#### [WHAT THE EXERCISE ASKS]
Transcribe every line of the listing below without any deviation.

━━ DATA BLOCK

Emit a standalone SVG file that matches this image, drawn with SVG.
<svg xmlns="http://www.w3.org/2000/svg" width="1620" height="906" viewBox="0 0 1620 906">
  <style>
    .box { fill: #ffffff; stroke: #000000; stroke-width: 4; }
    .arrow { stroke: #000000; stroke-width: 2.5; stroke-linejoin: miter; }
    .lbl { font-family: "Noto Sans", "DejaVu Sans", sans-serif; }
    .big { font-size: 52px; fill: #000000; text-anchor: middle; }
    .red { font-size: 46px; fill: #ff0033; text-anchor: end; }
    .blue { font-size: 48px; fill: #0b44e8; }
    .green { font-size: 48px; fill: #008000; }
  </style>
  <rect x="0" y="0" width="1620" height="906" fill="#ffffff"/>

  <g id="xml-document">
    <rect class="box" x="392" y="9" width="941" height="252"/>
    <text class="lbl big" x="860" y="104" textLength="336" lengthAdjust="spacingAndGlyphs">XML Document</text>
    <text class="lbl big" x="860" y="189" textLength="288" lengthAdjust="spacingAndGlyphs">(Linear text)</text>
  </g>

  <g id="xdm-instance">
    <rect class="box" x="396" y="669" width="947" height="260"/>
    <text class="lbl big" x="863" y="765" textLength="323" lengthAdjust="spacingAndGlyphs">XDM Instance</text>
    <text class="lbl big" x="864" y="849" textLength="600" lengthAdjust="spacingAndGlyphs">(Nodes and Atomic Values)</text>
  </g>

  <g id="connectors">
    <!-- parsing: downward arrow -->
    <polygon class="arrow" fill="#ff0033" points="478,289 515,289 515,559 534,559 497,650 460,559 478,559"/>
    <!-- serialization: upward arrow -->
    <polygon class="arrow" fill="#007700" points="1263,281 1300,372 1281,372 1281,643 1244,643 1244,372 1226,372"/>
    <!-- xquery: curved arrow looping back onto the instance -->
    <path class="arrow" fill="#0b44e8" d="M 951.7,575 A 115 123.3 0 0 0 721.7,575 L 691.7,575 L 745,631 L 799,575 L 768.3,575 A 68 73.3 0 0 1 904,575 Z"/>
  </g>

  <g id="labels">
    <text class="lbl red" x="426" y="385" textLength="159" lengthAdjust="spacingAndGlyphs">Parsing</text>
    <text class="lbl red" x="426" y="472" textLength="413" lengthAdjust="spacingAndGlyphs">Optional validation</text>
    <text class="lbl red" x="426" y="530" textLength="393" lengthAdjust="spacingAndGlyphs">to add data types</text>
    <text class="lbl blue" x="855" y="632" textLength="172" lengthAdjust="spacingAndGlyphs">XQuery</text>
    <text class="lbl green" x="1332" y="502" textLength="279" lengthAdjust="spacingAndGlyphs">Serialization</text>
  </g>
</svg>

━━━━

#### [WRITTEN SOLUTION]
Emit a standalone SVG file that matches this image, drawn with SVG.
<svg xmlns="http://www.w3.org/2000/svg" width="1620" height="906" viewBox="0 0 1620 906">
  <style>
    .box { fill: #ffffff; stroke: #000000; stroke-width: 4; }
    .arrow { stroke: #000000; stroke-width: 2.5; stroke-linejoin: miter; }
    .lbl { font-family: "Noto Sans", "DejaVu Sans", sans-serif; }
    .big { font-size: 52px; fill: #000000; text-anchor: middle; }
    .red { font-size: 46px; fill: #ff0033; text-anchor: end; }
    .blue { font-size: 48px; fill: #0b44e8; }
    .green { font-size: 48px; fill: #008000; }
  </style>
  <rect x="0" y="0" width="1620" height="906" fill="#ffffff"/>

  <g id="xml-document">
    <rect class="box" x="392" y="9" width="941" height="252"/>
    <text class="lbl big" x="860" y="104" textLength="336" lengthAdjust="spacingAndGlyphs">XML Document</text>
    <text class="lbl big" x="860" y="189" textLength="288" lengthAdjust="spacingAndGlyphs">(Linear text)</text>
  </g>

  <g id="xdm-instance">
    <rect class="box" x="396" y="669" width="947" height="260"/>
    <text class="lbl big" x="863" y="765" textLength="323" lengthAdjust="spacingAndGlyphs">XDM Instance</text>
    <text class="lbl big" x="864" y="849" textLength="600" lengthAdjust="spacingAndGlyphs">(Nodes and Atomic Values)</text>
  </g>

  <g id="connectors">
    <!-- parsing: downward arrow -->
    <polygon class="arrow" fill="#ff0033" points="478,289 515,289 515,559 534,559 497,650 460,559 478,559"/>
    <!-- serialization: upward arrow -->
    <polygon class="arrow" fill="#007700" points="1263,281 1300,372 1281,372 1281,643 1244,643 1244,372 1226,372"/>
    <!-- xquery: curved arrow looping back onto the instance -->
    <path class="arrow" fill="#0b44e8" d="M 951.7,575 A 115 123.3 0 0 0 721.7,575 L 691.7,575 L 745,631 L 799,575 L 768.3,575 A 68 73.3 0 0 1 904,575 Z"/>
  </g>

  <g id="labels">
    <text class="lbl red" x="426" y="385" textLength="159" lengthAdjust="spacingAndGlyphs">Parsing</text>
    <text class="lbl red" x="426" y="472" textLength="413" lengthAdjust="spacingAndGlyphs">Optional validation</text>
    <text class="lbl red" x="426" y="530" textLength="393" lengthAdjust="spacingAndGlyphs">to add data types</text>
    <text class="lbl blue" x="855" y="632" textLength="172" lengthAdjust="spacingAndGlyphs">XQuery</text>
    <text class="lbl green" x="1332" y="502" textLength="279" lengthAdjust="spacingAndGlyphs">Serialization</text>
  </g>
</svg>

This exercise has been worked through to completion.